» **COLLECTED MATERIAL**
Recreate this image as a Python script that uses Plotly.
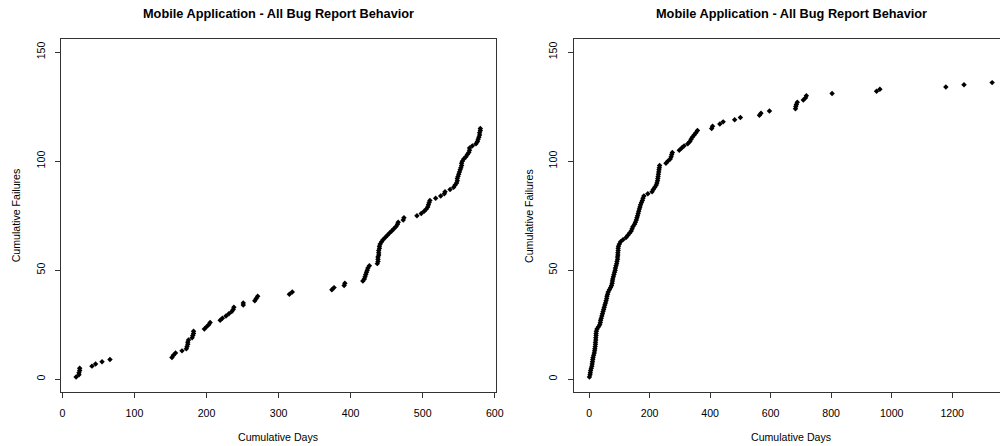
import plotly.graph_objects as go

# ---- data ----
left_days = [19, 23, 23, 24, 24, 41, 46, 55, 66, 152,
             154, 157, 166, 172, 173, 174, 174, 175, 180, 181,
             182, 182, 197, 200, 203, 205, 219, 222, 227, 231,
             235, 237, 238, 251, 251, 267, 269, 271, 315, 319,
             374, 377, 391, 392, 417, 419, 420, 421, 422, 423,
             424, 426, 437, 438, 438, 438, 439, 439, 439, 440,
             440, 441, 443, 445, 448, 451, 454, 457, 460, 463,
             465, 466, 473, 474, 492, 498, 502, 505, 507, 508,
             509, 510, 518, 525, 530, 531, 538, 543, 545, 547,
             548, 548, 549, 550, 551, 552, 553, 554, 554, 555,
             557, 560, 562, 564, 565, 565, 569, 574, 576, 577,
             578, 579, 579, 580, 580]
left_failures = list(range(1, 116))

right_days = [1, 3, 4, 5, 7, 9, 10, 11, 12, 13,
              15, 17, 18, 19, 20, 21, 21, 22, 22, 23,
              23, 24, 26, 31, 35, 37, 38, 40, 42, 44,
              46, 48, 50, 52, 54, 56, 58, 59, 61, 63,
              67, 71, 74, 76, 77, 78, 80, 82, 84, 86,
              87, 89, 91, 92, 94, 94, 95, 95, 96, 96,
              97, 100, 104, 112, 122, 128, 134, 139, 142, 145,
              150, 153, 156, 158, 160, 162, 164, 166, 168, 170,
              173, 176, 178, 181, 194, 208, 212, 217, 222, 224,
              226, 227, 228, 229, 230, 231, 232, 233, 254, 260,
              268, 271, 273, 275, 298, 306, 314, 326, 333, 337,
              341, 347, 353, 358, 405, 408, 432, 443, 481, 500,
              563, 568, 596, 682, 683, 685, 688, 708, 715, 718,
              803, 950, 961, 1179, 1239, 1332]
right_failures = list(range(1, 137))

left_xticks = [0, 100, 200, 300, 400, 500, 600]
right_xticks = [0, 200, 400, 600, 800, 1000, 1200]
yticks = [0, 50, 100, 150]

title_text = "Mobile Application - All Bug Report Behavior"
xlab = "Cumulative Days"
ylab = "Cumulative Failures"

# ---- layout geometry (pixels) ----
W, H = 1008, 446
FONT = "Liberation Sans, Arial, Helvetica, sans-serif"
FS = 10.6
LC = "#333333"

def px(x):
    return x / W

def py(y):
    return 1 - y / H

fig = go.Figure()
marker = dict(symbol="diamond", size=4.2, color="black", line=dict(width=0))
fig.add_trace(go.Scatter(x=left_days, y=left_failures, mode="markers",
                         marker=marker, xaxis="x", yaxis="y", showlegend=False))
fig.add_trace(go.Scatter(x=right_days, y=right_failures, mode="markers",
                         marker=marker, xaxis="x2", yaxis="y2", showlegend=False))

ydom = [py(392.3), py(39)]
common_axis = dict(showgrid=False, zeroline=False, showline=True, linecolor=LC,
                   linewidth=1, ticks="outside", ticklen=5, tickcolor=LC, tickwidth=1,
                   tickfont=dict(family=FONT, size=FS, color="black"))

fig.update_layout(
    width=W, height=H, margin=dict(l=0, r=0, t=0, b=0),
    paper_bgcolor="white", plot_bgcolor="white",
    xaxis=dict(domain=[px(59.7), px(498.7)], range=[-1.8, 601.4],
               tickvals=left_xticks, mirror=True, anchor="y",
               ticklabelstandoff=6, **common_axis),
    yaxis=dict(domain=ydom, range=[-6, 156], tickvals=yticks, tickangle=-90,
               mirror=True, anchor="x", ticklabelstandoff=6, **common_axis),
    xaxis2=dict(domain=[px(577.3), 1.0], range=[-51.4, 1358],
                tickvals=right_xticks, mirror=True, anchor="y2",
                ticklabelstandoff=6, **common_axis),
    yaxis2=dict(domain=ydom, range=[-6, 156], tickvals=yticks, tickangle=-90,
                mirror=False, anchor="x2", ticklabelstandoff=6, **common_axis),
)

annos = []
for cx, yl in [(279.2, 14), (797, 531.7)]:
    annos.append(dict(text="<b>" + title_text + "</b>", x=px(cx), y=py(14),
                      xref="paper", yref="paper", showarrow=False,
                      xanchor="center", yanchor="middle",
                      font=dict(family=FONT, size=12.75, color="black")))
    annos.append(dict(text=xlab, x=px(cx), y=py(437), xref="paper", yref="paper",
                      showarrow=False, xanchor="center", yanchor="middle",
                      font=dict(family=FONT, size=FS, color="black")))
for lx in [14, 531.7]:
    annos.append(dict(text=ylab, x=px(lx), y=py(215.5), xref="paper", yref="paper",
                      showarrow=False, xanchor="center", yanchor="middle", textangle=-90,
                      font=dict(family=FONT, size=FS, color="black")))
fig.update_layout(annotations=annos)

fig.write_html("out.html")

» **OBJECTIVE**
Print out the material word for word, omitting the pictures.

» **TASK SOLUTION**
Recreate this image as a Python script that uses Plotly.
import plotly.graph_objects as go

# ---- data ----
left_days = [19, 23, 23, 24, 24, 41, 46, 55, 66, 152,
             154, 157, 166, 172, 173, 174, 174, 175, 180, 181,
             182, 182, 197, 200, 203, 205, 219, 222, 227, 231,
             235, 237, 238, 251, 251, 267, 269, 271, 315, 319,
             374, 377, 391, 392, 417, 419, 420, 421, 422, 423,
             424, 426, 437, 438, 438, 438, 439, 439, 439, 440,
             440, 441, 443, 445, 448, 451, 454, 457, 460, 463,
             465, 466, 473, 474, 492, 498, 502, 505, 507, 508,
             509, 510, 518, 525, 530, 531, 538, 543, 545, 547,
             548, 548, 549, 550, 551, 552, 553, 554, 554, 555,
             557, 560, 562, 564, 565, 565, 569, 574, 576, 577,
             578, 579, 579, 580, 580]
left_failures = list(range(1, 116))

right_days = [1, 3, 4, 5, 7, 9, 10, 11, 12, 13,
              15, 17, 18, 19, 20, 21, 21, 22, 22, 23,
              23, 24, 26, 31, 35, 37, 38, 40, 42, 44,
              46, 48, 50, 52, 54, 56, 58, 59, 61, 63,
              67, 71, 74, 76, 77, 78, 80, 82, 84, 86,
              87, 89, 91, 92, 94, 94, 95, 95, 96, 96,
              97, 100, 104, 112, 122, 128, 134, 139, 142, 145,
              150, 153, 156, 158, 160, 162, 164, 166, 168, 170,
              173, 176, 178, 181, 194, 208, 212, 217, 222, 224,
              226, 227, 228, 229, 230, 231, 232, 233, 254, 260,
              268, 271, 273, 275, 298, 306, 314, 326, 333, 337,
              341, 347, 353, 358, 405, 408, 432, 443, 481, 500,
              563, 568, 596, 682, 683, 685, 688, 708, 715, 718,
              803, 950, 961, 1179, 1239, 1332]
right_failures = list(range(1, 137))

left_xticks = [0, 100, 200, 300, 400, 500, 600]
right_xticks = [0, 200, 400, 600, 800, 1000, 1200]
yticks = [0, 50, 100, 150]

title_text = "Mobile Application - All Bug Report Behavior"
xlab = "Cumulative Days"
ylab = "Cumulative Failures"

# ---- layout geometry (pixels) ----
W, H = 1008, 446
FONT = "Liberation Sans, Arial, Helvetica, sans-serif"
FS = 10.6
LC = "#333333"

def px(x):
    return x / W

def py(y):
    return 1 - y / H

fig = go.Figure()
marker = dict(symbol="diamond", size=4.2, color="black", line=dict(width=0))
fig.add_trace(go.Scatter(x=left_days, y=left_failures, mode="markers",
                         marker=marker, xaxis="x", yaxis="y", showlegend=False))
fig.add_trace(go.Scatter(x=right_days, y=right_failures, mode="markers",
                         marker=marker, xaxis="x2", yaxis="y2", showlegend=False))

ydom = [py(392.3), py(39)]
common_axis = dict(showgrid=False, zeroline=False, showline=True, linecolor=LC,
                   linewidth=1, ticks="outside", ticklen=5, tickcolor=LC, tickwidth=1,
                   tickfont=dict(family=FONT, size=FS, color="black"))

fig.update_layout(
    width=W, height=H, margin=dict(l=0, r=0, t=0, b=0),
    paper_bgcolor="white", plot_bgcolor="white",
    xaxis=dict(domain=[px(59.7), px(498.7)], range=[-1.8, 601.4],
               tickvals=left_xticks, mirror=True, anchor="y",
               ticklabelstandoff=6, **common_axis),
    yaxis=dict(domain=ydom, range=[-6, 156], tickvals=yticks, tickangle=-90,
               mirror=True, anchor="x", ticklabelstandoff=6, **common_axis),
    xaxis2=dict(domain=[px(577.3), 1.0], range=[-51.4, 1358],
                tickvals=right_xticks, mirror=True, anchor="y2",
                ticklabelstandoff=6, **common_axis),
    yaxis2=dict(domain=ydom, range=[-6, 156], tickvals=yticks, tickangle=-90,
                mirror=False, anchor="x2", ticklabelstandoff=6, **common_axis),
)

annos = []
for cx, yl in [(279.2, 14), (797, 531.7)]:
    annos.append(dict(text="<b>" + title_text + "</b>", x=px(cx), y=py(14),
                      xref="paper", yref="paper", showarrow=False,
                      xanchor="center", yanchor="middle",
                      font=dict(family=FONT, size=12.75, color="black")))
    annos.append(dict(text=xlab, x=px(cx), y=py(437), xref="paper", yref="paper",
                      showarrow=False, xanchor="center", yanchor="middle",
                      font=dict(family=FONT, size=FS, color="black")))
for lx in [14, 531.7]:
    annos.append(dict(text=ylab, x=px(lx), y=py(215.5), xref="paper", yref="paper",
                      showarrow=False, xanchor="center", yanchor="middle", textangle=-90,
                      font=dict(family=FONT, size=FS, color="black")))
fig.update_layout(annotations=annos)

fig.write_html("out.html")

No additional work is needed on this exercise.